I find it very interesting to see the variety of types of guys that cross-dress. I know there are women out there that do to, but they don't have the same pressures that guys do. For women, they can wear whatever they like and it is fine. For guys it is not quite so. For guys, we have pressure to be "mr. macho". Girls can play with cars or toy guns or even football and people don't give it much thought. For a boy to play with barbies, dress-up, or to want to take ballet, now all of a sudden there is something wrong. The father doesn't want his son to grow up being a "sissy". His son needs to be a boy, darn it! Boys are pressured to lift weights, play football, cut their hair short whether or not this is what they really want. This is just plain wrong! It is time for us as parents to make a change. We need to let our children know that it is alright to play with whatever toys that they want to, wear whatever clothes that feel comfortable.

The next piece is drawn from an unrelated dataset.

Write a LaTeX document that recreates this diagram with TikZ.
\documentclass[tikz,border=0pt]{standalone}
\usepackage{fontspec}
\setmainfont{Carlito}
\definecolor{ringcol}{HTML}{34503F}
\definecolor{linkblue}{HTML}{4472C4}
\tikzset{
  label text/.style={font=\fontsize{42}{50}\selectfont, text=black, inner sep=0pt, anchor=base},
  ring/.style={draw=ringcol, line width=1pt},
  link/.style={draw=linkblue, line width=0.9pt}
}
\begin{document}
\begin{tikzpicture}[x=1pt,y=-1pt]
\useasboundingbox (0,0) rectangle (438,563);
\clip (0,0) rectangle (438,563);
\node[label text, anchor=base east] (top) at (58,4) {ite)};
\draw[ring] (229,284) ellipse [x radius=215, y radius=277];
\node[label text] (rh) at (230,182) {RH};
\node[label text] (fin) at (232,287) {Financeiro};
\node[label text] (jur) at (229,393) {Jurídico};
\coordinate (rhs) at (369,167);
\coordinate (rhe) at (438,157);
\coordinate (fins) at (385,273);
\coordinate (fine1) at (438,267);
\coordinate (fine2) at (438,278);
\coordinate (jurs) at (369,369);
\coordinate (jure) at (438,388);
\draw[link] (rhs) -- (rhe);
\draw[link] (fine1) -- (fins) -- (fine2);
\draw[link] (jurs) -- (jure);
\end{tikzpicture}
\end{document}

For many boys, they suppress the sensitive side, even some memories of childhood because of these pressures. I know some guys that are so lost that they are only beginning to understand what was happening to them as children, and many of these have full grown kids of their own. Why do boys have to fear their fathers? Why do they hve to hide who they really are for fear of being punished? It is the primary job of parents to protect and educate their children. In order to educate your children, first you must educate yourself. If you don't understand what your children are like or what they are into, do research. There are all kinds of websites out there with information on all sorts of subjects. When I don't understand something I will research it until I do. It usually doesn't take very long to find out what I am looking to learn.

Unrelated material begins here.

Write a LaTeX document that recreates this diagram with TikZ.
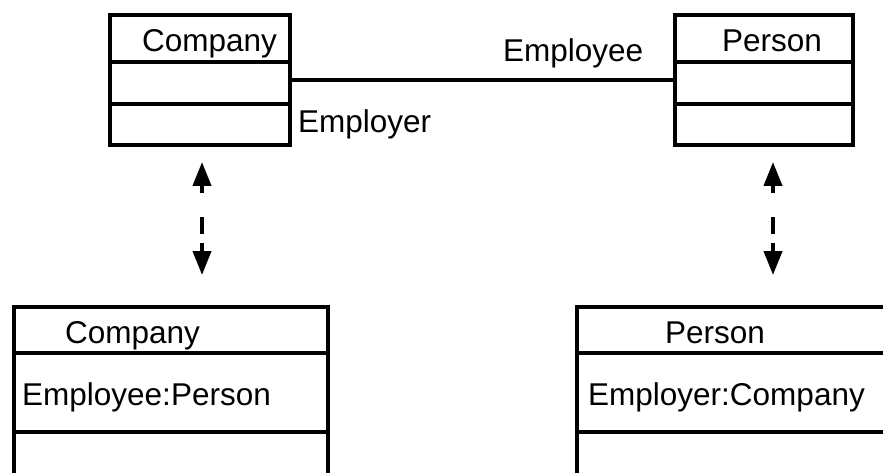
\documentclass[tikz,border=0pt]{standalone}
\usepackage{fontspec}
\setmainfont{Liberation Sans}
\usetikzlibrary{positioning,arrows.meta}

\tikzset{
	compartment/.style={draw, rectangle, line width=4.5pt, inner sep=0pt, outer sep=0pt, minimum width=#1},
	umltext/.style={anchor=base west, inner sep=0pt, font=\fontsize{31.5}{36}\selectfont},
	assoc/.style={line width=3.5pt},
	trace/.style={line width=4pt, {Triangle[length=24pt,width=18pt]}-{Triangle[length=24pt,width=18pt]},
		dash pattern=on 8pt off 24pt on 17pt off 9pt on 40pt},
}

\begin{document}
\begin{tikzpicture}[x=1pt,y=-1pt]
		\clip (0,0) rectangle (883,473);
		%
		% class diagram
		\node[compartment=180, minimum height=47] (coA-name) at (200,38.5) {};
		\node[compartment=180, minimum height=42, below=0pt of coA-name] (coA-attr) {};
		\node[compartment=180, minimum height=41, below=0pt of coA-attr] (coA-op) {};
		\node[umltext] (coA-title) at (142,52) {Company};
		%
		\node[compartment=178, minimum height=47] (peA-name) at (764,38.5) {};
		\node[compartment=178, minimum height=42, below=0pt of peA-name] (peA-attr) {};
		\node[compartment=178, minimum height=41, below=0pt of peA-attr] (peA-op) {};
		\node[umltext] (peA-title) at (722,52) {Person};
		%
		\draw[assoc] ([yshift=3pt]coA-attr.east) -- ([yshift=3pt]peA-attr.west);
		\node[umltext] (role-ee) at (503,62) {Employee};
		\node[umltext] (role-er) at (298,133) {Employer};
		%
		% implementation classes
		\node[compartment=314, minimum height=46] (coB-name) at (171,330) {};
		\node[compartment=314, minimum height=79, below=0pt of coB-name] (coB-attr) {};
		\node[compartment=314, minimum height=80, below=0pt of coB-attr] (coB-op) {};
		\node[umltext] (coB-title) at (65,343) {Company};
		\node[umltext] (coB-field) at (22,405) {Employee:Person};
		%
		\node[compartment=383, minimum height=46] (peB-name) at (768.5,330) {};
		\node[compartment=383, minimum height=79, below=0pt of peB-name] (peB-attr) {};
		\node[compartment=383, minimum height=80, below=0pt of peB-attr] (peB-op) {};
		\node[umltext] (peB-title) at (665,343) {Person};
		\node[umltext] (peB-field) at (588,405) {Employer:Company};
		%
		% mapping arrows
		\coordinate (trA-top) at (202,162);
		\coordinate (trA-bot) at (202,275);
		\coordinate (trB-top) at (773,162);
		\coordinate (trB-bot) at (773,275);
		\draw[trace] (trA-top) -- (trA-bot);
		\draw[trace] (trB-top) -- (trB-bot);
	\end{tikzpicture}
\end{document}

There is abig stink recently about trans-gendered children. While I agree with letting them dress how they like, I can't agree with letting a 5 year old boy live as a girl. He is simply too young to really know what his true identity is. Get him and yourself counseling from a counselor that really understands gender issues. Most don't have a clue, especially the religious counselors. It seems that the older women seem to know the most about the subject and are more openminded than most.